I better warn you to get ready for a shock. I've got a baby. Not a boyfriend. A baby.

Well, you better sit down. I know, its too much to take in. It would be easier if I had told you I've become a grandmother. At 40 you sort of expect it, dont you and I suppose you're right.

My two other children are twentysomethings already. And I'm a mother again. How does it feel? Terrific! And here in London, it's absolutely normal for women of forty to have a child.

A fellow older mother, Jane Saxby had her first child at 38: "I can quite honestly say it's the best thing that's ever happened to me. I've done all the things that you want to do when you were young, partying, travelling abroad, what have you. And so for me Sophia is completely the centre of my life. To me, she keeps me young."

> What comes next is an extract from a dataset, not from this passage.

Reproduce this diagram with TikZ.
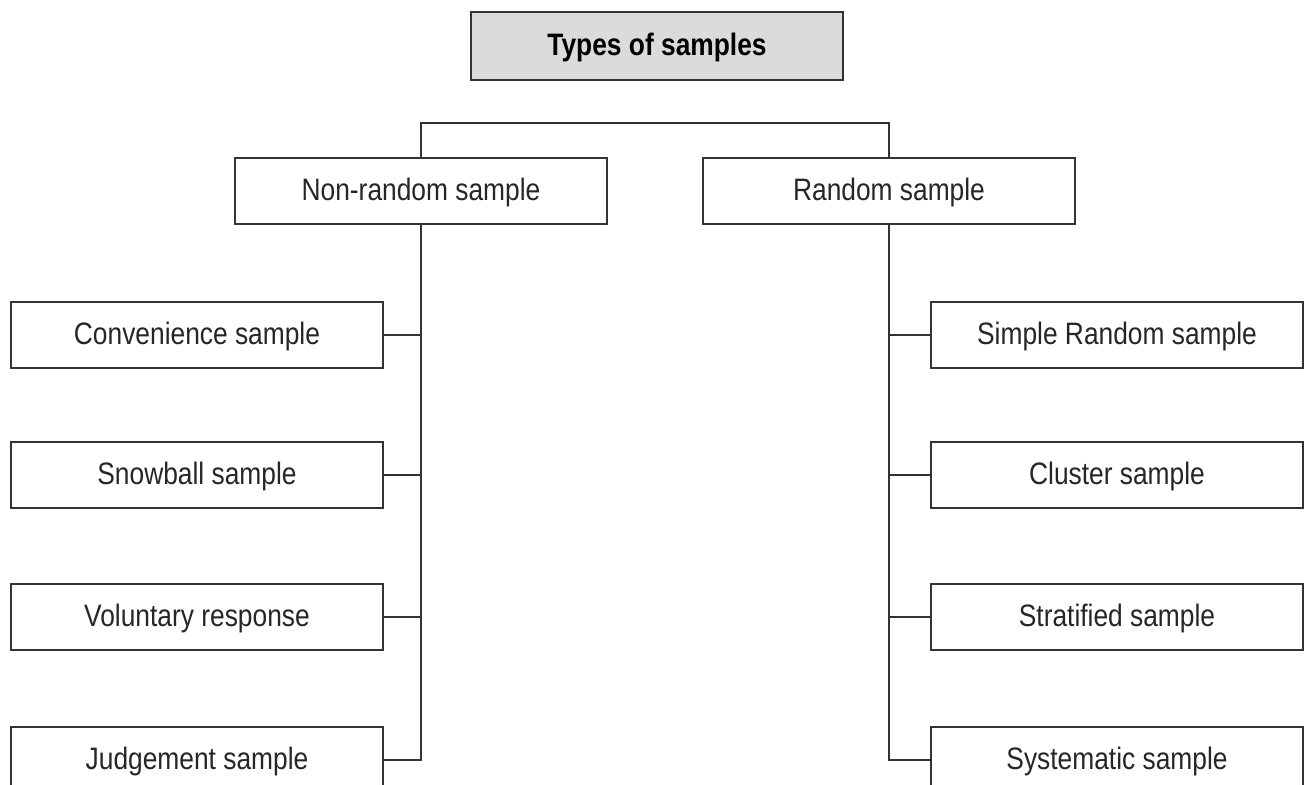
\documentclass[tikz,border=0pt]{standalone}
\usepackage{fontspec}
\setmainfont{Liberation Sans}[FakeStretch=0.85]
\begin{document}
\begin{tikzpicture}[x=1pt,y=-1pt,
  box/.style={draw=black!80, line width=2pt, minimum width=372pt, minimum height=66pt,
    inner sep=0pt, font=\fontsize{31}{36}\selectfont, text=black!85,
    text depth=0.5ex},
  link/.style={draw=black!80, line width=2pt}]
\useasboundingbox (0,0) rectangle (1305,784);

% heading
\node[box, minimum height=68pt, fill=gray!28, text=black,
  font=\bfseries\fontsize{31}{36}\selectfont] (title) at (657,46) {Types of samples};

% the two main groups
\node[box] (nr) at (421,191) {Non-random sample};
\node[box] (r)  at (889,191) {Random sample};

% non-random kinds
\node[box] (conv) at (197,335) {Convenience sample};
\node[box] (snow) at (197,475) {Snowball sample};
\node[box] (vol)  at (197,617) {Voluntary response};
\node[box] (judg) at (197,760) {Judgement sample};

% random kinds
\node[box] (simp) at (1117,335) {Simple Random sample};
\node[box] (clus) at (1117,475) {Cluster sample};
\node[box] (strat) at (1117,617) {Stratified sample};
\node[box] (syst) at (1117,760) {Systematic sample};

% bracket joining the two groups
\draw[link] (nr.north) -- ++(0,-34) -| (r.north);

% left trunk and branches
\draw[link] (nr.south) |- (judg.east);
\draw[link] (conv.east) -| (nr.south);
\draw[link] (snow.east) -| (nr.south);
\draw[link] (vol.east) -| (nr.south);

% right trunk and branches
\draw[link] (r.south) |- (syst.west);
\draw[link] (simp.west) -| (r.south);
\draw[link] (clus.west) -| (r.south);
\draw[link] (strat.west) -| (r.south);
\end{tikzpicture}
\end{document}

In fact I did worry that I might be in the oldest mum when taking junior to school until we met other forties at the ante-natal classes. Here in England, husbands or partners as they are often called, take part in ante-natals too.

You should have seen them, especially on the breathing exercises; you'd have dropped down dead. It was quite entertaining at the time but proved useful during birth. Yeah, husband was there all along, even in the operating theatre as I had to have a caesarean at the end. And the daddy really kept cool.

Finding the name was a story in itself as I'm sure happens everywhere but the fun here in England is that you give the baby up to four names. When I told that to my brother in Albania, he said "No problem then. We'll send all our choices."

British Studies expert John Roderick David Goodman says: "In this country, giving your child two names is really quite normal. It is indeed quite unusual I think these days, for children to be given three names. Although in actual fact, it's not quite so strange for me because I have three names and as does my brother."

Anyway, we opted for only two. We've called him Daniel Stephen. I hope the poor thing won't feel too bad having to live with a name which is at least half a metre long.